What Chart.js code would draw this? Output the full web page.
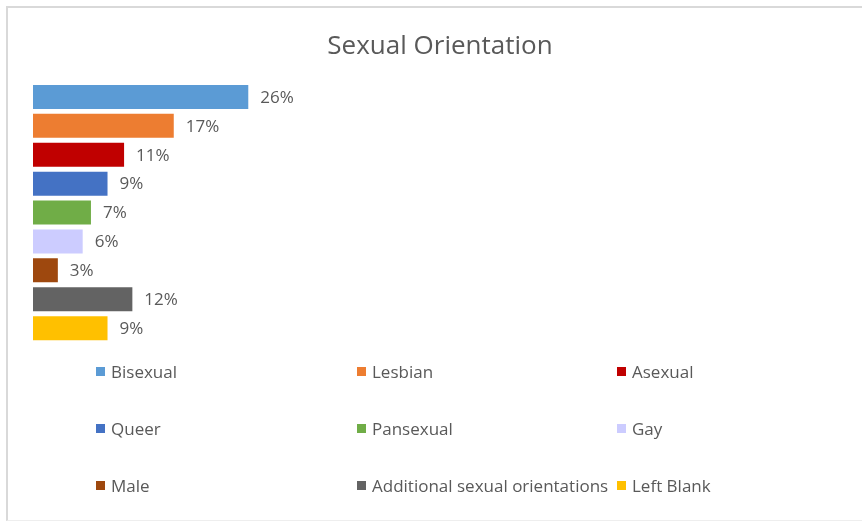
<!DOCTYPE html>
<html>
<head>
<meta charset="utf-8">
<script src="https://cdn.jsdelivr.net/npm/chart.js@4/dist/chart.umd.min.js"></script>
<style>
    html, body { margin: 0; padding: 0; background: #fff; }
    #wrap { position: relative; width: 862px; height: 523px; overflow: hidden; }
    #frame {
        position: absolute; left: 6px; top: 6px; width: 870px; height: 512px;
        border-left: 2px solid #d9d9d9; border-top: 2px solid #d9d9d9; border-bottom: 1px solid #eeeeee;
    }
    #chart { position: absolute; left: 0; top: 0; }
    #legend { position: absolute; left: 0; top: 0; width: 862px; height: 523px; pointer-events: none; }
    .item {
        position: absolute; display: flex; align-items: center;
        font-family: "Open Sans", sans-serif; font-size: 17px; color: #595959; white-space: nowrap;
    }
    .item span.box { width: 9px; height: 9px; margin-right: 6px; display: inline-block; }
</style>
</head>
<body>
<div id="wrap">
    <div id="frame"></div>
    <canvas id="chart" width="862" height="523"></canvas>
    <div id="legend"></div>
</div>
<script>
// Categorias e percentuais
const orientacoes = ['Bisexual', 'Lesbian', 'Asexual', 'Queer', 'Pansexual', 'Gay', 'Male', 'Additional sexual orientations', 'Left Blank'];
const percentuais = [26, 17, 11, 9, 7, 6, 3, 12, 9];

// Cores das barras
const cores = ['#5B9BD5', '#ED7D31', '#C00000', '#4472C4', '#70AD47', '#CCCCFF', '#9E480E', '#636363', '#FFC000'];

const textColor = '#595959';

// Rótulos de valor ao lado de cada barra + título
const rotulosPlugin = {
    id: 'rotulos',
    afterDatasetsDraw(chart) {
        const ctx = chart.ctx;
        ctx.save();
        ctx.fillStyle = textColor;
        ctx.font = '17px "Open Sans", sans-serif';
        ctx.textBaseline = 'middle';
        ctx.textAlign = 'left';
        chart.data.datasets.forEach((ds, i) => {
            const meta = chart.getDatasetMeta(i);
            meta.data.forEach((bar, j) => {
                ctx.fillText(ds.data[j] + '%', bar.x + 12, bar.y + 1);
            });
        });
        // Título
        ctx.font = '26px "Open Sans", sans-serif';
        ctx.textAlign = 'center';
        ctx.textBaseline = 'alphabetic';
        ctx.fillText('Sexual Orientation', 440, 54);
        ctx.restore();
    }
};

const ctx = document.getElementById('chart').getContext('2d');
const chart = new Chart(ctx, {
    type: 'bar',
    data: {
        labels: [''],
        datasets: orientacoes.map((nome, i) => ({
            label: nome,
            data: [percentuais[i]],
            backgroundColor: cores[i],
            borderWidth: 0
        }))
    },
    options: {
        indexAxis: 'y',
        responsive: false,
        animation: false,
        categoryPercentage: 1,
        barPercentage: 0.83,
        layout: {
            padding: { left: 33, top: 82.5, right: 580.6, bottom: 180.4 }
        },
        scales: {
            x: { display: false, min: 0, max: 30 },
            y: { display: false }
        },
        plugins: {
            legend: { display: false },
            title: { display: false },
            tooltip: { enabled: false }
        }
    },
    plugins: [rotulosPlugin]
});

// Legenda em três colunas
const legenda = document.getElementById('legend');
const colunas = [96, 357, 617];
const linhas = [371, 428, 485];
chart.data.datasets.forEach((ds, i) => {
    const item = document.createElement('div');
    item.className = 'item';
    item.style.left = colunas[i % 3] + 'px';
    item.style.top = (linhas[Math.floor(i / 3)] - 12) + 'px';
    item.style.height = '24px';
    const box = document.createElement('span');
    box.className = 'box';
    box.style.background = ds.backgroundColor;
    const txt = document.createElement('span');
    txt.textContent = ds.label;
    item.appendChild(box);
    item.appendChild(txt);
    legenda.appendChild(item);
});
</script>
</body>
</html>
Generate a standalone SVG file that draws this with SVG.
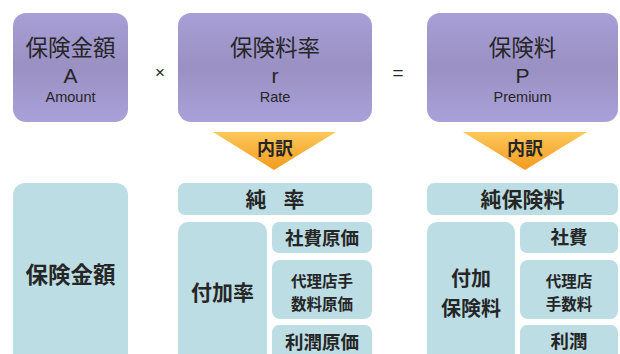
<svg xmlns="http://www.w3.org/2000/svg" width="620" height="354" viewBox="0 0 620 354">
<defs>
<linearGradient id="purple" x1="0" y1="0" x2="0" y2="1">
<stop offset="0" stop-color="#a79fd6"/>
<stop offset="0.5" stop-color="#9a90c2"/>
<stop offset="1" stop-color="#a9a1da"/>
</linearGradient>
<linearGradient id="orange" x1="0" y1="0" x2="0" y2="1">
<stop offset="0" stop-color="#fcc85a"/>
<stop offset="1" stop-color="#f39a1e"/>
</linearGradient>
<style>
.top{fill:url(#purple);}
.blue{fill:#bcdde3;}
.arr{fill:url(#orange);}
text{font-family:"Noto Sans CJK JP","Liberation Sans",sans-serif;fill:#262626;text-anchor:middle;}
.en{font-family:"Liberation Sans","Noto Sans CJK JP",sans-serif;}
.jt{font-size:22.5px;}
.big{font-size:21px;}
.two{font-size:20px;}
.mid{font-size:18.5px;}
.sm{font-size:15.5px;}
.b{font-weight:700;}
</style>
</defs>
<rect width="620" height="354" fill="#ffffff"/>
<g id="amount">
<rect class="top" x="13" y="13" width="115" height="109" rx="13"/>
<text class="jt" x="70.5" y="56">保険金額</text>
<text class="en big" x="70.5" y="83">A</text>
<text class="en" x="70.5" y="102" font-size="14.5">Amount</text>
</g>
<g id="times"><text class="en" x="160" y="78" font-size="17">×</text></g>
<g id="rate">
<rect class="top" x="178" y="13" width="194" height="109" rx="13"/>
<text class="jt" x="275" y="56">保険料率</text>
<text class="en big" x="275" y="83">r</text>
<text class="en" x="275" y="102" font-size="14.5">Rate</text>
</g>
<g id="equals"><text class="en" x="398" y="79" font-size="19">=</text></g>
<g id="premium">
<rect class="top" x="427" y="13" width="191" height="109" rx="13"/>
<text class="jt" x="522.5" y="56">保険料</text>
<text class="en big" x="522.5" y="83">P</text>
<text class="en" x="522.5" y="102" font-size="14.5">Premium</text>
</g>
<g id="connectors">
<polygon class="arr" points="213,132 336,132 274,170"/>
<text class="b" x="275" y="155" font-size="18">内訳</text>
<polygon class="arr" points="463,132 587,132 525,170"/>
<text class="b" x="525" y="155" font-size="18">内訳</text>
</g>
<g id="amount-detail">
<rect class="blue" x="13" y="183" width="115" height="185" rx="12"/>
<text class="jt b" x="70.5" y="283">保険金額</text>
</g>
<g id="pure-rate">
<rect class="blue" x="178" y="183" width="194" height="32" rx="7"/>
<text class="b" x="275" y="207" font-size="21" word-spacing="12">純 率</text>
</g>
<g id="loading-rate">
<rect class="blue" x="178" y="222" width="89" height="150" rx="10"/>
<text class="big b" x="222.5" y="300">付加率</text>
</g>
<g id="expense-rate">
<rect class="blue" x="272" y="222" width="100" height="31" rx="7"/>
<text class="mid b" x="322" y="245">社費原価</text>
</g>
<g id="agency-rate">
<rect class="blue" x="272" y="260" width="100" height="59" rx="8"/>
<text class="sm b" x="322" y="287">代理店手<tspan x="322" dy="23">数料原価</tspan></text>
</g>
<g id="profit-rate">
<rect class="blue" x="272" y="325" width="100" height="45" rx="7"/>
<text class="mid b" x="322" y="349">利潤原価</text>
</g>
<g id="pure-premium">
<rect class="blue" x="427" y="183" width="191" height="32" rx="7"/>
<text class="b" x="522.5" y="207" font-size="21">純保険料</text>
</g>
<g id="loading-premium">
<rect class="blue" x="427" y="222" width="88" height="150" rx="10"/>
<text class="two b" x="471" y="286">付加<tspan x="471" dy="29.5">保険料</tspan></text>
</g>
<g id="expense">
<rect class="blue" x="520" y="222" width="98" height="31" rx="7"/>
<text class="mid b" x="569" y="244">社費</text>
</g>
<g id="agency">
<rect class="blue" x="520" y="260" width="98" height="59" rx="8"/>
<text class="sm b" x="569" y="287">代理店<tspan x="569" dy="23">手数料</tspan></text>
</g>
<g id="profit">
<rect class="blue" x="520" y="325" width="98" height="45" rx="7"/>
<text class="mid b" x="569" y="348">利潤</text>
</g>
</svg>
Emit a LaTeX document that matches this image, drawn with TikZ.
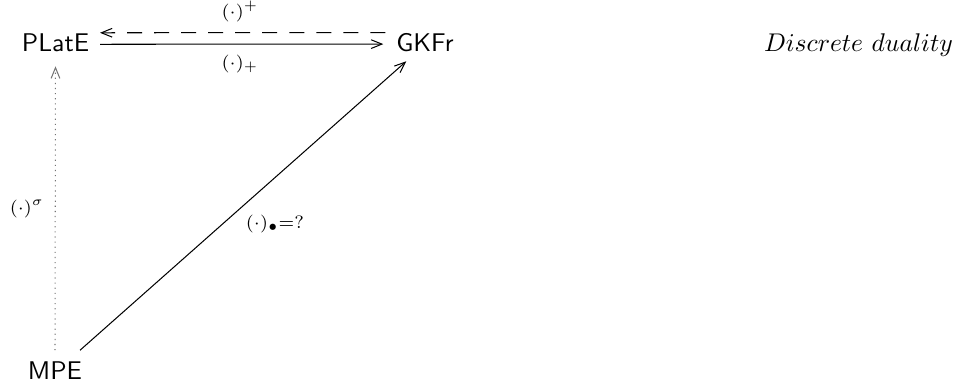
\documentclass[tikz,border=0pt]{standalone}
\usetikzlibrary{arrows.meta,calc}
\begin{document}
\begin{tikzpicture}[x=0.390625pt,y=-0.390625pt,
  obj/.style={inner sep=0pt,outer sep=0pt,font=\sffamily,anchor=base},
  lbl/.style={inner sep=0pt,outer sep=0pt,anchor=base},
  arr/.style={-{Straight Barb[length=4.2pt,width=3.4pt]},line width=0.4pt},
  dashedarr/.style={arr,dash pattern=on 5.86pt off 4.69pt},
  dottedarr/.style={arr,black!55,dash pattern=on 0.45pt off 1.55pt}]
\path[use as bounding box] (0,0) rectangle (960,388);
\node[obj] (plate) at (55.5,51) {PLatE};
\node[obj] (gkfr) at (425,51) {GKFr};
\node[obj] (mpe) at (55,379) {MPE};
\node[lbl] (dd) at (858.5,51) {$Discrete\ duality$};
% arrows
\draw[arr] ($(plate.east)+(11,2)$) -- ($(gkfr.west)+(-13,2)$);
\draw[dashedarr] ($(gkfr.west)+(-11,-9.5)$) -- ($(plate.east)+(11,-9.5)$);
\draw[dottedarr] ($(mpe.north)+(0,-11)$) -- ($(plate.south)+(0,15)$);
\draw[arr] ($(mpe.north east)+(-2,-11)$) -- ($(gkfr.south west)+(10,10)$);
% labels
\node[lbl] (lplus) at (240,17) {$\scriptstyle(\cdot)^{+}$};
\node[lbl] (lsub) at (240,68) {$\scriptstyle(\cdot)_{+}$};
\node[lbl] (lsig) at (27,213) {$\scriptstyle(\cdot)^{\sigma}$};
\node[lbl] (lbul) at (275,228) {$\scriptstyle(\cdot)_{\bullet}=?$};
\end{tikzpicture}
\end{document}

┄┄┄┄┄┄┄┄┄┄

▸ TASK TO COMPLETE
In the entries above, find every line with the word "that" and list it.

▸ FINAL RESULT
Generate a standalone SVG file that draws this with SVG.
Emit a LaTeX document that matches this image, drawn with TikZ.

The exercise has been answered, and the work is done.